Common Gotchas: Screens, Keyboards, and Comfort

Both repurposing ideas are accessible, but they come with real annoyances that are worth knowing before you commit your old phone’s second life to them. For the car display, the biggest issues are physical: your mount must keep the screen visible without blocking the road, and cables should not dangle or tug at ports, or the Android Auto display setup feels awkward. For the terminal side, the limitations are more about ergonomics. Linux terminals were not built for tall, vertical screens, and the standard Android keyboard that works well for messaging is not fit for heavy terminal use.
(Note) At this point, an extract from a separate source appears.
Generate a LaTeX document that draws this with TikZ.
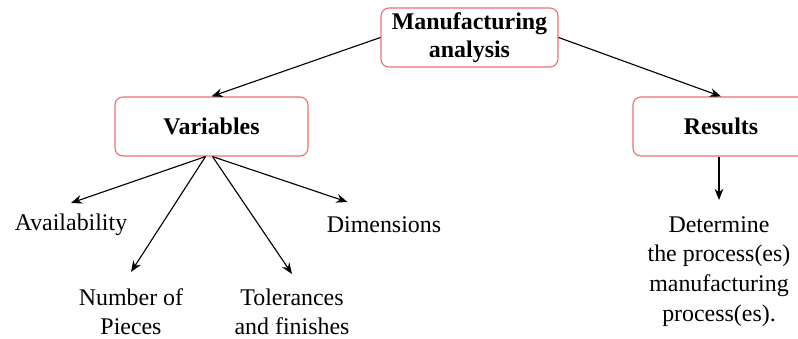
\documentclass[tikz,border=0pt]{standalone}
\usepackage{fontspec}
\setmainfont{Liberation Serif}
\newfontfamily\tnrfont{Liberation Serif}
\usetikzlibrary{calc, positioning, arrows.meta}
\definecolor{boxred}{RGB}{236,112,108}
\tikzset{
  box/.style={draw=boxred, line width=0.8pt, rounded corners=0.2cm, align=center,
    minimum height=1.475cm, inner sep=0pt, font=\tnrfont\fontsize{17}{20}\selectfont\bfseries},
  lbl/.style={align=center, inner sep=0pt, outer xsep=0pt, anchor=north,
    font=\tnrfont\fontsize{17}{21}\selectfont},
  arr/.style={-{Stealth[length=2.8mm,width=2.2mm]}, line width=0.8pt}
}

\begin{document}
\begin{tikzpicture}[x=0.025cm, y=-0.025cm]
\useasboundingbox (0,0) rectangle (798,339);
\clip (0,0) rectangle (798,339);
	% Top and second level
\node [box, minimum width=4.425cm] (man) at (469.5,37.5) {Manufacturing\\analysis};
\node [box, minimum width=4.825cm] (var) at (211.5,126.5) {Variables};
\node [box, minimum width=4.4cm] (res) at (721,126.5) {Results};
\draw [arr] (man.west) -- (var.north);
\draw [arr] (man.east) -- (res.north);

	% Variables
\node [lbl, outer ysep=7.5pt] (avail) at (71,203) {Availability};
\node [lbl, outer ysep=11.8pt] (pieces) at (131,272) {Number of\\Pieces};
\node [lbl, outer ysep=10.4pt] (toler) at (292,274) {Tolerances\\and finishes};
\node [lbl, outer ysep=10.3pt] (dim) at (384,202) {Dimensions};
\draw [arr] ($(var.south)+(-6,0)$) -- (avail.north);
\draw [arr] ($(var.south)+(-6,0)$) -- (pieces.north);
\draw [arr] ($(var.south)+(1,0)$) -- (toler.north);
\draw [arr] ($(var.south)+(1,0)$) -- ($(dim.north west)!0.18!(dim.north east)$);

	% Results
\node [lbl, outer ysep=11.8pt] (determ) at (719,200) {Determine\\the process(es)\\manufacturing\\process(es).};
\draw [arr] (res.south -| determ.north) -- (determ.north);
\end{tikzpicture}
\end{document}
On a phone keyboard, every interaction becomes a friction point; the keyboard eats half the screen, autocorrect can turn flags into typos, and anything involving a second key feels like a coordination puzzle. A small Bluetooth keyboard and landscape orientation help a lot.

Takeaway: A Second Life That’s Worth the Effort

If you have an old Android phone that is perfectly functional but no longer needed after an upgrade, repurposing it is more satisfying than leaving it in a drawer. Headunit Revived is one of those projects that makes immediate sense once you start using it, as it takes hardware that would otherwise sit unused and turns it into a dedicated Android Auto display. Terminal tools like Termux give the same device a different second life, letting it host servers or become a compact development box with Linux tools that no regular app can match. Both paths extend the device’s lifespan and cut down on waste while giving you navigation, music control, or serious computing in a form factor you already own. If you accept the gotchas—mounting and cables for the car, screens and keyboards for the terminal—the payoff in daily convenience and reduced clutter is worth it.